In Zeiten der glücklichen Globalisierung, also der Expansion der Schweizer Regionen auf ausländische Märkte und der Ansiedlung ausländischer Unternehmen in der Schweiz, schaute keine Region auf die andere, jede holte raus, was sie konnte - ihre Öffentlichkeiten lebten sich dabei vollends auseinander. Wer gleichzeitig Le Temps, l’Hebdo, 24heures einerseits und die NZZ, den Tagi und die Sonntagszeitung andererseits las, tauchte spätestens seit den Nuller-Jahren in der Welsch- und in der Deutschschweiz in zwei ganz verschiedene Welten.
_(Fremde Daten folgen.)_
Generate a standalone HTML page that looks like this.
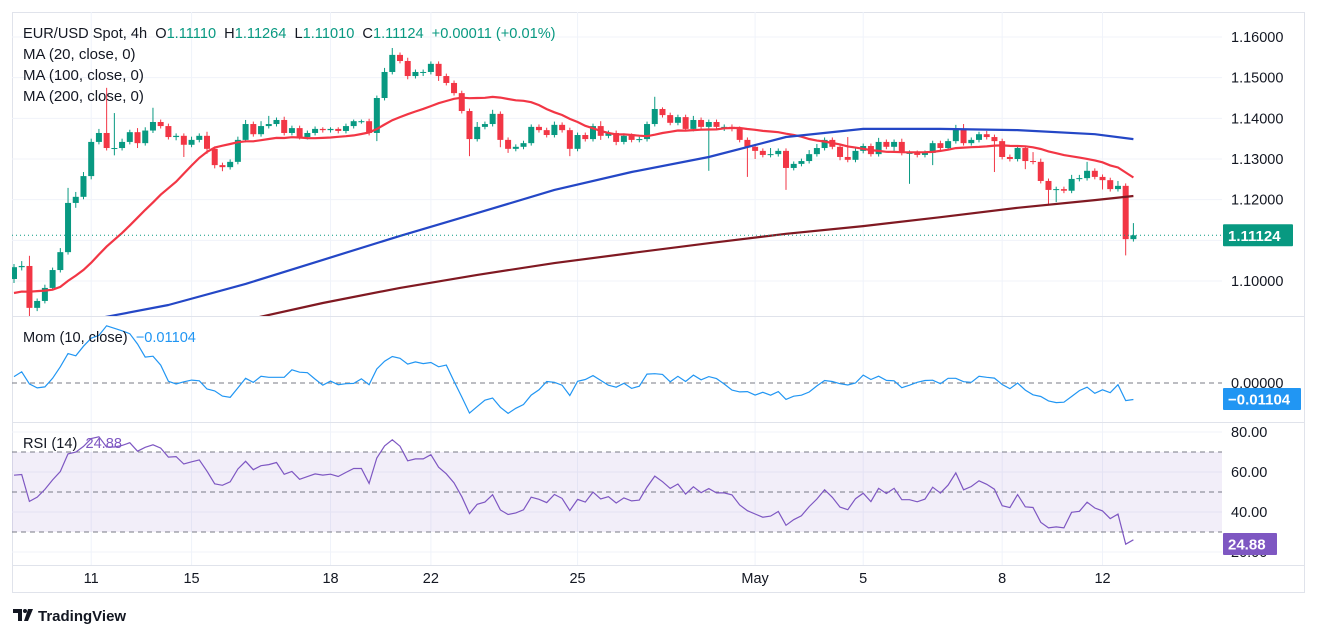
<!DOCTYPE html>
<html><head><meta charset="utf-8">
<style>
body{margin:0;background:#fff;font-family:"Liberation Sans",sans-serif;}
#wrap{position:relative;width:1318px;height:638px;overflow:hidden;background:#fff;}
svg text{font-family:"Liberation Sans",sans-serif;}
</style></head>
<body>
<div id="wrap">
<svg id="chart" width="1318" height="638" xmlns="http://www.w3.org/2000/svg"></svg>
</div>
<script>
// ---- data ----
const preCloses=[1.0950,1.0965,1.0940,1.0920,1.0960,1.0985,1.0930,1.0900,1.0945,1.0975,1.0990,1.0960,1.0940,1.0985,1.1010,1.0995,1.0960,1.0990,1.1020,1.1005];
const closes=[1.1034,1.1037,1.0934,1.0951,1.0983,1.1027,1.1071,1.1192,1.1207,1.1258,
1.1342,1.1364,1.1327,1.1327,1.1342,1.1366,1.1339,1.1370,1.1391,1.1381,
1.1354,1.1357,1.1335,1.1347,1.1357,1.1325,1.1285,1.1280,1.1293,1.1347,
1.1386,1.1361,1.1381,1.1386,1.1396,1.1364,1.1376,1.1354,1.1364,1.1374,
1.1371,1.1374,1.1369,1.1381,1.1393,1.1393,1.1364,1.1450,1.1514,1.1556,
1.1541,1.1504,1.1514,1.1514,1.1534,1.1504,1.1487,1.1462,1.1418,1.1349,
1.1379,1.1386,1.1411,1.1347,1.1325,1.1330,1.1339,1.1379,1.1371,1.1359,
1.1384,1.1371,1.1325,1.1359,1.1349,1.1381,1.1357,1.1364,1.1342,1.1357,
1.1347,1.1349,1.1386,1.1423,1.1408,1.1389,1.1403,1.1374,1.1396,1.1379,
1.1391,1.1379,1.1379,1.1374,1.1347,1.1330,1.1320,1.1310,1.1312,1.1320,
1.1278,1.1288,1.1295,1.1312,1.1327,1.1347,1.1330,1.1305,1.1298,1.1320,
1.1332,1.1312,1.1342,1.1330,1.1342,1.1315,1.1315,1.1310,1.1315,1.1339,
1.1327,1.1344,1.1374,1.1339,1.1347,1.1361,1.1354,1.1344,1.1305,1.1300,
1.1327,1.1295,1.1293,1.1246,1.1224,1.1226,1.1222,1.1251,1.1253,1.1271,
1.1256,1.1248,1.1226,1.1234,1.1103,1.11124];
const upWicks=[8,12,25,6,8,6,10,37,12,10, 8,10,111,86,8,6,10,8,35,6, 6,6,6,8,6,10,6,6,6,8,
10,6,12,20,6,8,6,6,6,6, 4,4,4,6,4,4,6,6,10,17, 6,8,6,6,6,6,6,6,6,6, 12,6,10,6,6,6,6,6,6,6,
8,6,6,6,6,6,12,6,6,6, 6,6,6,30,4,6,6,6,10,6, 6,6,6,6,6,6,6,6,15,6, 6,6,6,10,10,6,6,6,49,8,
6,6,10,6,6,8,6,6,6,6, 6,6,10,12,6,6,8,6,6,6, 7,6,22,8,6,6,6,10,8,22, 6,6,6,12,6,30];
const downWicks=[10,8,20,8,6,6,6,6,12,6, 8,6,6,18,6,6,12,6,6,6, 6,8,30,6,6,12,8,10,6,6,
6,6,6,6,6,6,6,6,6,6, 6,6,6,6,6,6,6,20,6,6, 6,8,6,10,6,12,6,6,6,42, 6,6,6,18,10,6,6,6,6,6,
6,6,18,6,6,6,10,6,8,6, 6,6,6,6,6,6,6,6,6,6, 108,6,10,6,6,74,20,6,6,6, 54,6,6,6,6,6,6,8,6,6,
6,6,6,6,10,6,76,6,6,30, 6,6,6,6,6,6,6,76,6,6, 6,20,6,6,35,30,6,6,6,6, 6,23,6,6,40,6];
const ma100Idx=[10,20,30,40,50,60,70,80,90,100,110,120,130,140,145];
const ma100Vals=[1.0905,1.0941,1.0993,1.1052,1.1111,1.1167,1.1224,1.1268,1.1305,1.1354,1.1374,1.1374,1.1371,1.1361,1.1349];
const ma200Idx=[30,40,50,60,70,80,90,100,110,120,130,140,145];
const ma200Vals=[1.0904,1.0946,1.0983,1.1015,1.1044,1.1069,1.1093,1.1116,1.1135,1.1157,1.1180,1.1199,1.1209];
const priceTicks=[1.16,1.15,1.14,1.13,1.12,1.10];
const rsiTicks=[80,60,40,20];
const dateLabels=["11","15","18","22","25","May","5","8","12"];
const dateIdx=[10,23,41,54,73,96,110,128,141];
const lastLabel="1.11124";
const momLast=-0.01104;
const rsiLast="24.88";

// ---- scales ----
const X0=14, DX=7.72;
const xOf=i=>X0+i*DX;
const yP=p=>37+(1.16-p)*4067;
const yM=m=>383-m*1455;
const yR=r=>592-2*r;
const PL=12, PR=1222, FR=1304;

const svg=document.getElementById('chart');
const NS='http://www.w3.org/2000/svg';
function el(tag,attrs,parent){const e=document.createElementNS(NS,tag);for(const k in attrs)e.setAttribute(k,attrs[k]);(parent||svg).appendChild(e);return e;}

const defs=el('defs',{});
const c1=el('clipPath',{id:'cMain'},defs);el('rect',{x:PL,y:12,width:PR-PL,height:304},c1);
const c2=el('clipPath',{id:'cMom'},defs);el('rect',{x:PL,y:317,width:PR-PL,height:105},c2);
const c3=el('clipPath',{id:'cRsi'},defs);el('rect',{x:PL,y:423,width:PR-PL,height:142},c3);

let fr=el('rect',{x:12.5,y:12.5,width:FR-12,height:580,fill:'#fff',stroke:'#e0e3eb'});


const grid=el('g',{stroke:'#f0f3fa','stroke-width':1});

dateIdx.forEach(i=>el('line',{x1:xOf(i),x2:xOf(i),y1:12,y2:565},grid));
[1.16,1.15,1.14,1.13,1.12,1.11,1.10].forEach(p=>el('line',{x1:PL,x2:PR,y1:yP(p),y2:yP(p)},grid));
rsiTicks.forEach(r=>el('line',{x1:PL,x2:PR,y1:yR(r),y2:yR(r)},grid));
[316.5,422.5,565.5].forEach(y=>{const l=el('line',{x1:12,x2:FR,y1:y,y2:y,stroke:'#e0e3eb'});});

// ---- candles ----
const cg=el('g',{'clip-path':'url(#cMain)'});

closes.forEach((c,i)=>{
  const o=i===0?preCloses[preCloses.length-1]:closes[i-1];
  const up=c>=o;const col=up?'#089981':'#f23645';
  const hi=Math.max(o,c)+upWicks[i]/10000, lo=Math.min(o,c)-downWicks[i]/10000;
  const x=xOf(i);
  const g=el('g',{},cg);
  
  
  el('line',{x1:x,x2:x,y1:yP(hi),y2:yP(lo),stroke:col,'stroke-width':1},g);
  const yt=yP(Math.max(o,c)),yb=yP(Math.min(o,c));
  el('rect',{x:x-3,y:yt,width:6,height:Math.max(1,yb-yt),fill:col},g);
});

const all=preCloses.concat(closes);const NP=preCloses.length;
function pathFrom(pts){return pts.map((p,k)=>(k?'L':'M')+p[0].toFixed(1)+' '+p[1].toFixed(1)).join(' ');}
const ma20=[];
closes.forEach((c,i)=>{const j=i+NP;let s=0,n=0;for(let k=Math.max(0,j-19);k<=j;k++){s+=all[k];n++;}ma20.push([xOf(i),yP(s/n)]);});
let l20=el('path',{d:pathFrom(ma20),fill:'none',stroke:'#f23645','stroke-width':2.2,'clip-path':'url(#cMain)'});

let l100=el('path',{d:pathFrom(ma100Idx.map((i,k)=>[xOf(i),yP(ma100Vals[k])])),fill:'none',stroke:'#2447c6','stroke-width':2.2,'clip-path':'url(#cMain)','stroke-linejoin':'round'});

let l200=el('path',{d:pathFrom(ma200Idx.map((i,k)=>[xOf(i),yP(ma200Vals[k])])),fill:'none',stroke:'#801922','stroke-width':2.2,'clip-path':'url(#cMain)'});


const last=closes[closes.length-1];
let lp=el('line',{x1:PL,x2:PR,y1:yP(last),y2:yP(last),stroke:'#089981','stroke-dasharray':'1 3'});


// ---- momentum ----
const mom=closes.map((c,i)=>c-all[i+NP-10]);
let z=el('line',{x1:PL,x2:PR,y1:383,y2:383,stroke:'#787b86','stroke-dasharray':'5 4'});

let ml=el('path',{d:pathFrom(mom.map((m,i)=>[xOf(i),yM(m)])),fill:'none',stroke:'#2196f3','stroke-width':1.2,'clip-path':'url(#cMom)'});


// ---- RSI ----
let fill=el('rect',{x:PL,y:yR(70),width:PR-PL,height:yR(30)-yR(70),fill:'rgba(126,87,194,0.1)'});

[70,50,30].forEach(r=>{const l=el('line',{x1:PL,x2:PR,y1:yR(r),y2:yR(r),stroke:'#787b86','stroke-dasharray':'5 4'});});
let ag=0,al=0;const rsi=[];
for(let j=1;j<all.length;j++){const d=all[j]-all[j-1];const g=Math.max(d,0),lo=Math.max(-d,0);
 if(j<=14){ag+=g/14;al+=lo/14;}else{ag=(ag*13+g)/14;al=(al*13+lo)/14;}
 if(j>=NP) rsi.push(100-100/(1+ag/(al||1e-9)));}
let rl=el('path',{d:pathFrom(rsi.map((r,i)=>[xOf(i),yR(r)])),fill:'none',stroke:'#7e57c2','stroke-width':1.2,'clip-path':'url(#cRsi)'});


// ---- axes text ----
function txt(x,y,s,attrs,name,inter){const t=el('text',Object.assign({x:x,y:y,'font-size':14.5,fill:'#131722'},attrs||{}));t.textContent=s;return t;}
priceTicks.forEach(p=>txt(1231,yP(p)+5,p.toFixed(5),{},'price-tick'));
txt(1231,388,'0.00000',{},'mom-tick');
rsiTicks.forEach(r=>txt(1231,yR(r)+5,r.toFixed(2),{},'rsi-tick'));
dateLabels.forEach((s,k)=>txt(xOf(dateIdx[k]),583,s,{'text-anchor':'middle'},'x-axis-label'));

function badge(y,bg,s,name,w){const g=el('g',{});
 el('rect',{x:1223,y:y-11,width:w,height:22,fill:bg,rx:1},g);
 const t=el('text',{x:1228,y:y+5.5,'font-size':15,fill:'#fff','font-weight':'bold'},g);t.textContent=s;}
badge(yP(last),'#089981',lastLabel,'last-price-badge',70);
badge(399,'#2196f3',momLast.toFixed(5).replace('-','\u2212'),'mom-value-badge',78);
badge(544,'#7e57c2',rsiLast,'rsi-value-badge',54);

const lg=el('text',{x:23,y:38,'font-size':14.6,fill:'#131722'});

lg.innerHTML='EUR/USD Spot, 4h&#160;&#160;O<tspan fill="#089981">1.11110</tspan>&#160;&#160;H<tspan fill="#089981">1.11264</tspan>&#160;&#160;L<tspan fill="#089981">1.11010</tspan>&#160;&#160;C<tspan fill="#089981">1.11124</tspan>&#160;&#160;<tspan fill="#089981">+0.00011 (+0.01%)</tspan>';
txt(23,59,'MA (20, close, 0)',{'font-size':15},'ma20-legend',true);
txt(23,80,'MA (100, close, 0)',{'font-size':15},'ma100-legend',true);
txt(23,101,'MA (200, close, 0)',{'font-size':15},'ma200-legend',true);
const mlg=el('text',{x:23,y:342,'font-size':14.6,fill:'#131722'});

mlg.innerHTML='Mom (10, close)&#160;&#160;<tspan fill="#2196f3">\u22120.01104</tspan>';
const rlg=el('text',{x:23,y:448,'font-size':14.6,fill:'#131722'});

rlg.innerHTML='RSI (14)&#160;&#160;<tspan fill="#7e57c2">24.88</tspan>';

const lgG=el('g',{});
el('path',{d:'M13 609 h9 v12 h-4 v-8 h-5z',fill:'#131722'},lgG);
el('circle',{cx:25,cy:611,r:2,fill:'#131722'},lgG);
el('path',{d:'M28 609 h5 l-5 12 h-4z',fill:'#131722'},lgG);
const tv=el('text',{x:38,y:621,'font-size':15,fill:'#131722','font-weight':'bold'},lgG);tv.textContent='TradingView';
</script>
</body></html>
Gemeinsame Themen ergaben sich bestenfalls bei nationalen Abstimmungen.
Die Dominanz des Englischen beim verbleibenden Austausch in wirtschaftlichen und akademischen Belangen verstärkte sich weiter, die übrigen, einst gross gewesenen europäischen Sprachen: Deutsch, Französisch, Italienisch, kamen in den für die Wertschöpfung relevanten Kreisen immer mehr ausser Gebrauch, und da diese den Ton angeben, wurde die breite Bevölkerung und wurden schliesslich ansehnliche Teile der Lehrerschaft bald von einer lähmenden Sprachfaulheit erfasst. Das Resultat dieser Entwicklung ist etwa im Kanton Thurgau zu besichtigen, wo das Französische nun wider eidgenössische Abmachungen in der Primarschule ganz abgeschafft werden soll.
Nun, die Schweiz erodiert zwar im Innern, doch ihren Zusammenhalt scheint das nicht zu gefährden, wird sie doch von Kräften zusammengehalten, die von aussen mit Macht auf sie einwirken, auch jetzt, wo es mit der glücklichen Globalisierung vorbei ist und die Privilegien des Alleingangs gegenüber der EU eins ums andere verloren gehen, bis hin zu den Vorzügen der eigenen Währung.
Überall werden Sparrunden durchgezogen, denn die zusehends erlahmende Wirtschaft bringt weniger Einnahmen, während die Ausgaben gerade im Sozialbereich steigen. Auf die Expansion folgt die Rezession, auf die Mehrung die Minderung. Doch ist nicht gerade dies das Argument für den Zusammenhalt? Mitnichten! Denn da schaut jeder: Gemeinde, Kanton, Region, mal für sich. Es ist die Stunde der Lokal- und Regionalchauvis.
Was hält die Schweiz da doch noch zusammen? Es sind all die Rest-Privilegien, die es einen hier immer noch besser gehen lassen als anderswo. Der Rest der Friedensdividende der EU, für die man nie bezahlen musste, der Rest des Bankgeheimnisses, das in Teilen immer noch ganz gut funktioniert, der Rest der angesiedelten ausländischen und international tätigen Schweizer Unternehmen, die ihren Auslagerungsentscheid noch aufschieben, bis dann die MEI schliesslich doch zur Anwendung kommt, der Rest der noch verbleibenden ausländischen Fachkräfte und Manager, für deren Ausbildung man nicht aufkommen musste. All diese Restposten wirken noch mächtig, während im Innern fast nichts mehr da ist.